## TASK DESCRIPTION
Quote all of the data that follows exactly as written, skipping the images.

## MATERIAL
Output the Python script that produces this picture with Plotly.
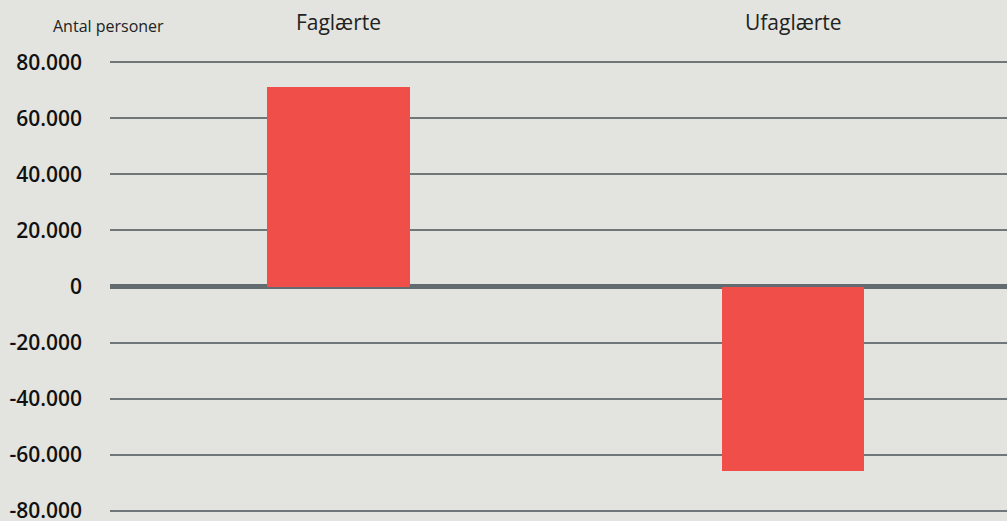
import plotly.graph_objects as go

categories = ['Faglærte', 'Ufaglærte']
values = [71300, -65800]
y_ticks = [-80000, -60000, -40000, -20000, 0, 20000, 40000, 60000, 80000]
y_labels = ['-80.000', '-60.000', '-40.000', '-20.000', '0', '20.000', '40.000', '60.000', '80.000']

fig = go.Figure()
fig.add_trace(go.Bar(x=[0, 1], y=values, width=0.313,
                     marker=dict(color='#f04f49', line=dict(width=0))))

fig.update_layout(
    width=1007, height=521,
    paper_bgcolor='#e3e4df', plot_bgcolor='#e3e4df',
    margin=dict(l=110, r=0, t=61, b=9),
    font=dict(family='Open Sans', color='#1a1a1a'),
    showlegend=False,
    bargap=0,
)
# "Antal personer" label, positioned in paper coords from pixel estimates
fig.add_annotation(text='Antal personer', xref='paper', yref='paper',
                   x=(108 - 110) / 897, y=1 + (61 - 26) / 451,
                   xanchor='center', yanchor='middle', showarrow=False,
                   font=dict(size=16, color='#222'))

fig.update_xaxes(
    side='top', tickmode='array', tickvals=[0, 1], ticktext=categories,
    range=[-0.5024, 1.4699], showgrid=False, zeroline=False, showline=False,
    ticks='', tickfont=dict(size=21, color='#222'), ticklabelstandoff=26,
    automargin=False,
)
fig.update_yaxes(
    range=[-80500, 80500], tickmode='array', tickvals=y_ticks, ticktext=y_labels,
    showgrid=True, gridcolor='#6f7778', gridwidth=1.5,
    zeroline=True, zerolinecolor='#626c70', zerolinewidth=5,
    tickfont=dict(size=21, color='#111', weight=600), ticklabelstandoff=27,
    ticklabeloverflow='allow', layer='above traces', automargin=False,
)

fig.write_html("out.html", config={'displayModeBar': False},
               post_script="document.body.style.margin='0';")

## REPLY TO THE TASK
Output the Python script that produces this picture with Plotly.
import plotly.graph_objects as go

categories = ['Faglærte', 'Ufaglærte']
values = [71300, -65800]
y_ticks = [-80000, -60000, -40000, -20000, 0, 20000, 40000, 60000, 80000]
y_labels = ['-80.000', '-60.000', '-40.000', '-20.000', '0', '20.000', '40.000', '60.000', '80.000']

fig = go.Figure()
fig.add_trace(go.Bar(x=[0, 1], y=values, width=0.313,
                     marker=dict(color='#f04f49', line=dict(width=0))))

fig.update_layout(
    width=1007, height=521,
    paper_bgcolor='#e3e4df', plot_bgcolor='#e3e4df',
    margin=dict(l=110, r=0, t=61, b=9),
    font=dict(family='Open Sans', color='#1a1a1a'),
    showlegend=False,
    bargap=0,
)
# "Antal personer" label, positioned in paper coords from pixel estimates
fig.add_annotation(text='Antal personer', xref='paper', yref='paper',
                   x=(108 - 110) / 897, y=1 + (61 - 26) / 451,
                   xanchor='center', yanchor='middle', showarrow=False,
                   font=dict(size=16, color='#222'))

fig.update_xaxes(
    side='top', tickmode='array', tickvals=[0, 1], ticktext=categories,
    range=[-0.5024, 1.4699], showgrid=False, zeroline=False, showline=False,
    ticks='', tickfont=dict(size=21, color='#222'), ticklabelstandoff=26,
    automargin=False,
)
fig.update_yaxes(
    range=[-80500, 80500], tickmode='array', tickvals=y_ticks, ticktext=y_labels,
    showgrid=True, gridcolor='#6f7778', gridwidth=1.5,
    zeroline=True, zerolinecolor='#626c70', zerolinewidth=5,
    tickfont=dict(size=21, color='#111', weight=600), ticklabelstandoff=27,
    ticklabeloverflow='allow', layer='above traces', automargin=False,
)

fig.write_html("out.html", config={'displayModeBar': False},
               post_script="document.body.style.margin='0';")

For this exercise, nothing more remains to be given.